-- Material provided start --
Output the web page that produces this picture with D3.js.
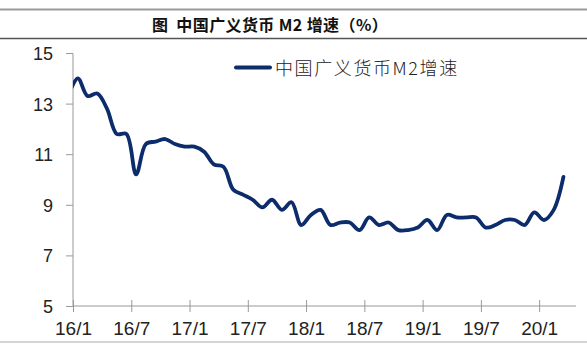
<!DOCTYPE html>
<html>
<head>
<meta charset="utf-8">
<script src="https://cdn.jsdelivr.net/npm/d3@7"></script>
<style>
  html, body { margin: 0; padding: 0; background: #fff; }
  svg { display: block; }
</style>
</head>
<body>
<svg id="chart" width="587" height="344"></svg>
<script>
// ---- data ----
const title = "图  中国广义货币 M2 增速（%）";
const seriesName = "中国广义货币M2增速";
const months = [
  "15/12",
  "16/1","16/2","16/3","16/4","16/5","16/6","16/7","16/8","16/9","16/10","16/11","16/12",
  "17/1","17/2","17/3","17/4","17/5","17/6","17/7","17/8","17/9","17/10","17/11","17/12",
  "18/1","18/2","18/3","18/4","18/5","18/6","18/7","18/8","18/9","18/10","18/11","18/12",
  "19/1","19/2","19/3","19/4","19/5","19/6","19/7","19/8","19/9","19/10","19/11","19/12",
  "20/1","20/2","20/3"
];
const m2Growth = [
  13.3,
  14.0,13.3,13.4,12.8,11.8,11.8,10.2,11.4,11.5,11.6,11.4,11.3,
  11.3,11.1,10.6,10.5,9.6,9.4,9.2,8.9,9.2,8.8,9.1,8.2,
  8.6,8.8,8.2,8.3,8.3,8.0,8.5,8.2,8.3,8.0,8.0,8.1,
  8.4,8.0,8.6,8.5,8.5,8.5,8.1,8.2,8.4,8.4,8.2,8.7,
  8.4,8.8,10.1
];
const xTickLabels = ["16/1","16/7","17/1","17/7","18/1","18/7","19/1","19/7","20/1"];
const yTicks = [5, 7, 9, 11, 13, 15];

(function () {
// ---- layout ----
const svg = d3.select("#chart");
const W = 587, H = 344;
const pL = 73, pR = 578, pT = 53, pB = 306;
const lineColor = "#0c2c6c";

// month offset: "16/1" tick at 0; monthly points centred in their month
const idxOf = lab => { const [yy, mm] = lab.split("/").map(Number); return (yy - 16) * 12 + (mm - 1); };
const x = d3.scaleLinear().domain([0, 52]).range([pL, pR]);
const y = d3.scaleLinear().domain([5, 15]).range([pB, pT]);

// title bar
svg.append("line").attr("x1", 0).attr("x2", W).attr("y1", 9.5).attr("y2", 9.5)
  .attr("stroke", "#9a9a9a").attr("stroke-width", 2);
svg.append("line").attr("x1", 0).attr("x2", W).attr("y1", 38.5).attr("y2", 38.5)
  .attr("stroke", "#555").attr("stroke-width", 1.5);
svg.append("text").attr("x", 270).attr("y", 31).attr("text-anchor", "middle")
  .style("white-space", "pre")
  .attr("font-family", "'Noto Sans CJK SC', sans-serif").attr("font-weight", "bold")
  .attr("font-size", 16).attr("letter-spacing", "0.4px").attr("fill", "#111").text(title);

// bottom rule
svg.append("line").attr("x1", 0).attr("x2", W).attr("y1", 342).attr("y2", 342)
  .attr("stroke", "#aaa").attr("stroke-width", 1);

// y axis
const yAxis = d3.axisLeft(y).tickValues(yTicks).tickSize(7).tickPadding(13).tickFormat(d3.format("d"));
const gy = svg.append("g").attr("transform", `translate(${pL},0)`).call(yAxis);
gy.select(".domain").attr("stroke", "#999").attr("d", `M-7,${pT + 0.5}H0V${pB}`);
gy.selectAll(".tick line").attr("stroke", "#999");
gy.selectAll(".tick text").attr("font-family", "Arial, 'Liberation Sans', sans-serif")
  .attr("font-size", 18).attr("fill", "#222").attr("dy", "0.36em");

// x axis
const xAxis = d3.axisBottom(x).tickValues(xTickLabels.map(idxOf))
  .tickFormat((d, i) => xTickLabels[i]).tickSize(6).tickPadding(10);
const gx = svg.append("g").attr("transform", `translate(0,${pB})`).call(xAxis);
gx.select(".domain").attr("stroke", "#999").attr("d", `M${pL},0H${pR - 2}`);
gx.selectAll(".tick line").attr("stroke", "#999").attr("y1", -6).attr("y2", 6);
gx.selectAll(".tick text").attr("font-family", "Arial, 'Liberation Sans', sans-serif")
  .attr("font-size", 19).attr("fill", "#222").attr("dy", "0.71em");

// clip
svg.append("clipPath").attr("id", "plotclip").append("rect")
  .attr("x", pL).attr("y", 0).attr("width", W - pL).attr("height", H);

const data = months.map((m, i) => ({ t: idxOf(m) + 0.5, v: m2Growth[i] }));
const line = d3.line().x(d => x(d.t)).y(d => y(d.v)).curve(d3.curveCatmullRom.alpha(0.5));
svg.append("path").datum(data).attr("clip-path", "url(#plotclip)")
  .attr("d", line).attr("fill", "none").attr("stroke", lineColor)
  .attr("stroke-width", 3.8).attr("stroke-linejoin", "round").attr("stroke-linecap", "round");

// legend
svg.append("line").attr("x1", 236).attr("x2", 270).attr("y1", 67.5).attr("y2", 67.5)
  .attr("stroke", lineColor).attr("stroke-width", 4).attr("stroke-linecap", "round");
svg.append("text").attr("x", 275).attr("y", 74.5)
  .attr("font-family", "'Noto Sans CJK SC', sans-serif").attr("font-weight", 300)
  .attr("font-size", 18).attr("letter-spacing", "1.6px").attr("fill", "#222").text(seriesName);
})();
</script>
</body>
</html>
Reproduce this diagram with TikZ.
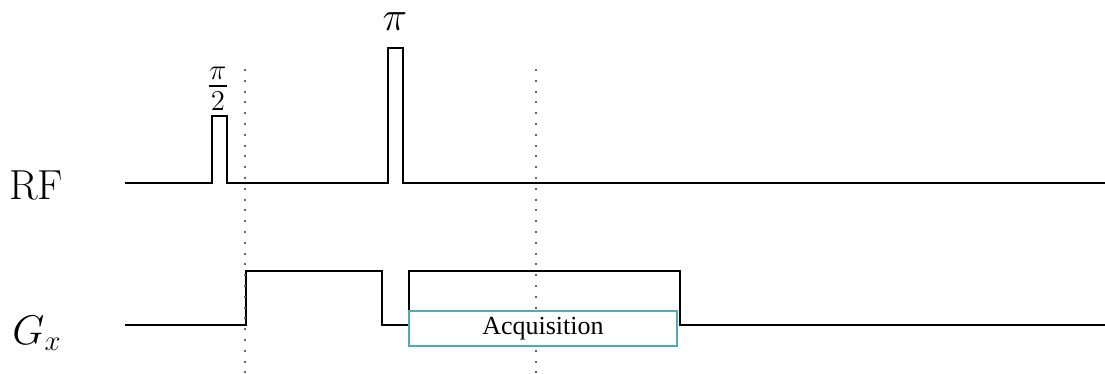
-- Material provided end --
--- Given instruction ---
The material above holds pictures; copy everything else in it exactly.

--- The response ---
Output the web page that produces this picture with D3.js.
<!DOCTYPE html>
<html>
<head>
<meta charset="utf-8">
<script src="https://cdn.jsdelivr.net/npm/d3@7"></script>
<style>
  html, body { margin: 0; padding: 0; background: #fff; }
  svg { display: block; }
</style>
</head>
<body>
<svg id="chart" width="587" height="344"></svg>
<script>
// ---- data ----
const title = "图  中国广义货币 M2 增速（%）";
const seriesName = "中国广义货币M2增速";
const months = [
  "15/12",
  "16/1","16/2","16/3","16/4","16/5","16/6","16/7","16/8","16/9","16/10","16/11","16/12",
  "17/1","17/2","17/3","17/4","17/5","17/6","17/7","17/8","17/9","17/10","17/11","17/12",
  "18/1","18/2","18/3","18/4","18/5","18/6","18/7","18/8","18/9","18/10","18/11","18/12",
  "19/1","19/2","19/3","19/4","19/5","19/6","19/7","19/8","19/9","19/10","19/11","19/12",
  "20/1","20/2","20/3"
];
const m2Growth = [
  13.3,
  14.0,13.3,13.4,12.8,11.8,11.8,10.2,11.4,11.5,11.6,11.4,11.3,
  11.3,11.1,10.6,10.5,9.6,9.4,9.2,8.9,9.2,8.8,9.1,8.2,
  8.6,8.8,8.2,8.3,8.3,8.0,8.5,8.2,8.3,8.0,8.0,8.1,
  8.4,8.0,8.6,8.5,8.5,8.5,8.1,8.2,8.4,8.4,8.2,8.7,
  8.4,8.8,10.1
];
const xTickLabels = ["16/1","16/7","17/1","17/7","18/1","18/7","19/1","19/7","20/1"];
const yTicks = [5, 7, 9, 11, 13, 15];

(function () {
// ---- layout ----
const svg = d3.select("#chart");
const W = 587, H = 344;
const pL = 73, pR = 578, pT = 53, pB = 306;
const lineColor = "#0c2c6c";

// month offset: "16/1" tick at 0; monthly points centred in their month
const idxOf = lab => { const [yy, mm] = lab.split("/").map(Number); return (yy - 16) * 12 + (mm - 1); };
const x = d3.scaleLinear().domain([0, 52]).range([pL, pR]);
const y = d3.scaleLinear().domain([5, 15]).range([pB, pT]);

// title bar
svg.append("line").attr("x1", 0).attr("x2", W).attr("y1", 9.5).attr("y2", 9.5)
  .attr("stroke", "#9a9a9a").attr("stroke-width", 2);
svg.append("line").attr("x1", 0).attr("x2", W).attr("y1", 38.5).attr("y2", 38.5)
  .attr("stroke", "#555").attr("stroke-width", 1.5);
svg.append("text").attr("x", 270).attr("y", 31).attr("text-anchor", "middle")
  .style("white-space", "pre")
  .attr("font-family", "'Noto Sans CJK SC', sans-serif").attr("font-weight", "bold")
  .attr("font-size", 16).attr("letter-spacing", "0.4px").attr("fill", "#111").text(title);

// bottom rule
svg.append("line").attr("x1", 0).attr("x2", W).attr("y1", 342).attr("y2", 342)
  .attr("stroke", "#aaa").attr("stroke-width", 1);

// y axis
const yAxis = d3.axisLeft(y).tickValues(yTicks).tickSize(7).tickPadding(13).tickFormat(d3.format("d"));
const gy = svg.append("g").attr("transform", `translate(${pL},0)`).call(yAxis);
gy.select(".domain").attr("stroke", "#999").attr("d", `M-7,${pT + 0.5}H0V${pB}`);
gy.selectAll(".tick line").attr("stroke", "#999");
gy.selectAll(".tick text").attr("font-family", "Arial, 'Liberation Sans', sans-serif")
  .attr("font-size", 18).attr("fill", "#222").attr("dy", "0.36em");

// x axis
const xAxis = d3.axisBottom(x).tickValues(xTickLabels.map(idxOf))
  .tickFormat((d, i) => xTickLabels[i]).tickSize(6).tickPadding(10);
const gx = svg.append("g").attr("transform", `translate(0,${pB})`).call(xAxis);
gx.select(".domain").attr("stroke", "#999").attr("d", `M${pL},0H${pR - 2}`);
gx.selectAll(".tick line").attr("stroke", "#999").attr("y1", -6).attr("y2", 6);
gx.selectAll(".tick text").attr("font-family", "Arial, 'Liberation Sans', sans-serif")
  .attr("font-size", 19).attr("fill", "#222").attr("dy", "0.71em");

// clip
svg.append("clipPath").attr("id", "plotclip").append("rect")
  .attr("x", pL).attr("y", 0).attr("width", W - pL).attr("height", H);

const data = months.map((m, i) => ({ t: idxOf(m) + 0.5, v: m2Growth[i] }));
const line = d3.line().x(d => x(d.t)).y(d => y(d.v)).curve(d3.curveCatmullRom.alpha(0.5));
svg.append("path").datum(data).attr("clip-path", "url(#plotclip)")
  .attr("d", line).attr("fill", "none").attr("stroke", lineColor)
  .attr("stroke-width", 3.8).attr("stroke-linejoin", "round").attr("stroke-linecap", "round");

// legend
svg.append("line").attr("x1", 236).attr("x2", 270).attr("y1", 67.5).attr("y2", 67.5)
  .attr("stroke", lineColor).attr("stroke-width", 4).attr("stroke-linecap", "round");
svg.append("text").attr("x", 275).attr("y", 74.5)
  .attr("font-family", "'Noto Sans CJK SC', sans-serif").attr("font-weight", 300)
  .attr("font-size", 18).attr("letter-spacing", "1.6px").attr("fill", "#222").text(seriesName);
})();
</script>
</body>
</html>
Reproduce this diagram with TikZ.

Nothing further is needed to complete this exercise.